**Material provided:**

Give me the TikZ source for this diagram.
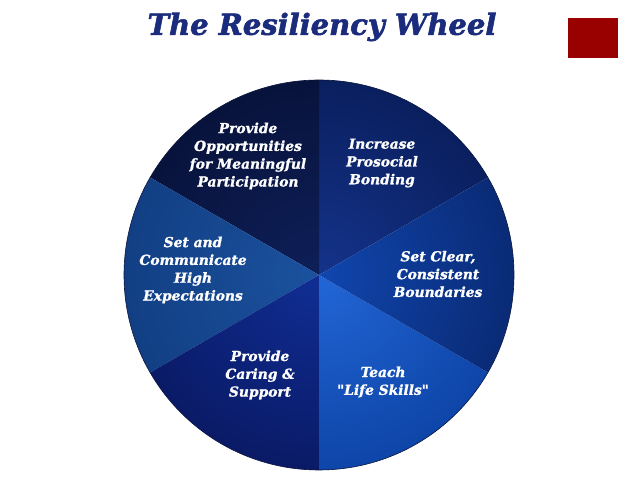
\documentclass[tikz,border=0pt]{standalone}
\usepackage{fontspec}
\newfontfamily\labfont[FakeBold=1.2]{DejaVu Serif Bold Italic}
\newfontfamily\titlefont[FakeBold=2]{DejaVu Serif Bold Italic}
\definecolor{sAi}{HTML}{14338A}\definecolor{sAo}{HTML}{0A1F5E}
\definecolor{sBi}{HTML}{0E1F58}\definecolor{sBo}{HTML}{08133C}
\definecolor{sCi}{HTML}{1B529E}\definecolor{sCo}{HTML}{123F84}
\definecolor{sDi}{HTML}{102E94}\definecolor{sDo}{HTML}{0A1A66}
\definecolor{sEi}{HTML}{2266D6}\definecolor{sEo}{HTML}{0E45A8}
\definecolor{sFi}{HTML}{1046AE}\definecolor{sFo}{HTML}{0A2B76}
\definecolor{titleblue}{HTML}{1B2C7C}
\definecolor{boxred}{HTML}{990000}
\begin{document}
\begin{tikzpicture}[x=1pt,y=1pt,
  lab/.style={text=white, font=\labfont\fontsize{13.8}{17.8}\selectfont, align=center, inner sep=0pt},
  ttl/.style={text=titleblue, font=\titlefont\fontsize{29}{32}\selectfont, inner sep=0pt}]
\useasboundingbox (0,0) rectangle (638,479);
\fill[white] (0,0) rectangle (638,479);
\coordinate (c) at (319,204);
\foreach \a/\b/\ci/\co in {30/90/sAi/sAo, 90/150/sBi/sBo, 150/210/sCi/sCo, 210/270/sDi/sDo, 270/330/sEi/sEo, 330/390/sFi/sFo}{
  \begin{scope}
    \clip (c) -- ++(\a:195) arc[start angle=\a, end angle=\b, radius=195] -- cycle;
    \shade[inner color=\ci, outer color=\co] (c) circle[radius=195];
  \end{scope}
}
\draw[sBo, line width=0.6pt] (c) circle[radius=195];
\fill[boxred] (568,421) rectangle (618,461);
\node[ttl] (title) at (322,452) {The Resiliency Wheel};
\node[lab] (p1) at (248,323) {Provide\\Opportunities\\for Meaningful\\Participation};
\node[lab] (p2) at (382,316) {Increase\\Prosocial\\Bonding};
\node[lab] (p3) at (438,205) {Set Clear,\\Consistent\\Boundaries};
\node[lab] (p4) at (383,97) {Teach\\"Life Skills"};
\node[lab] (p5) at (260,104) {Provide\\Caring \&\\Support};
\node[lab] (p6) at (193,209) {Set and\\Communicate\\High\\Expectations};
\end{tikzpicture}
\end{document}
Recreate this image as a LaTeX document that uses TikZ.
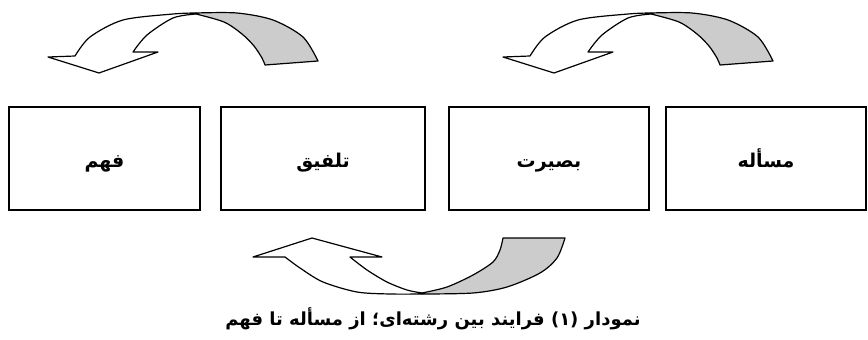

**Written exercise:** Copy out all of the data word for word. Do not carry over any picture.

**Task answer:**
Give me the TikZ source for this diagram.
\documentclass[tikz,border=0pt]{standalone}
\usepackage{fontspec}
\newfontfamily\labfont[FakeBold=1.2]{DejaVu Serif Bold Italic}
\newfontfamily\titlefont[FakeBold=2]{DejaVu Serif Bold Italic}
\definecolor{sAi}{HTML}{14338A}\definecolor{sAo}{HTML}{0A1F5E}
\definecolor{sBi}{HTML}{0E1F58}\definecolor{sBo}{HTML}{08133C}
\definecolor{sCi}{HTML}{1B529E}\definecolor{sCo}{HTML}{123F84}
\definecolor{sDi}{HTML}{102E94}\definecolor{sDo}{HTML}{0A1A66}
\definecolor{sEi}{HTML}{2266D6}\definecolor{sEo}{HTML}{0E45A8}
\definecolor{sFi}{HTML}{1046AE}\definecolor{sFo}{HTML}{0A2B76}
\definecolor{titleblue}{HTML}{1B2C7C}
\definecolor{boxred}{HTML}{990000}
\begin{document}
\begin{tikzpicture}[x=1pt,y=1pt,
  lab/.style={text=white, font=\labfont\fontsize{13.8}{17.8}\selectfont, align=center, inner sep=0pt},
  ttl/.style={text=titleblue, font=\titlefont\fontsize{29}{32}\selectfont, inner sep=0pt}]
\useasboundingbox (0,0) rectangle (638,479);
\fill[white] (0,0) rectangle (638,479);
\coordinate (c) at (319,204);
\foreach \a/\b/\ci/\co in {30/90/sAi/sAo, 90/150/sBi/sBo, 150/210/sCi/sCo, 210/270/sDi/sDo, 270/330/sEi/sEo, 330/390/sFi/sFo}{
  \begin{scope}
    \clip (c) -- ++(\a:195) arc[start angle=\a, end angle=\b, radius=195] -- cycle;
    \shade[inner color=\ci, outer color=\co] (c) circle[radius=195];
  \end{scope}
}
\draw[sBo, line width=0.6pt] (c) circle[radius=195];
\fill[boxred] (568,421) rectangle (618,461);
\node[ttl] (title) at (322,452) {The Resiliency Wheel};
\node[lab] (p1) at (248,323) {Provide\\Opportunities\\for Meaningful\\Participation};
\node[lab] (p2) at (382,316) {Increase\\Prosocial\\Bonding};
\node[lab] (p3) at (438,205) {Set Clear,\\Consistent\\Boundaries};
\node[lab] (p4) at (383,97) {Teach\\"Life Skills"};
\node[lab] (p5) at (260,104) {Provide\\Caring \&\\Support};
\node[lab] (p6) at (193,209) {Set and\\Communicate\\High\\Expectations};
\end{tikzpicture}
\end{document}
Recreate this image as a LaTeX document that uses TikZ.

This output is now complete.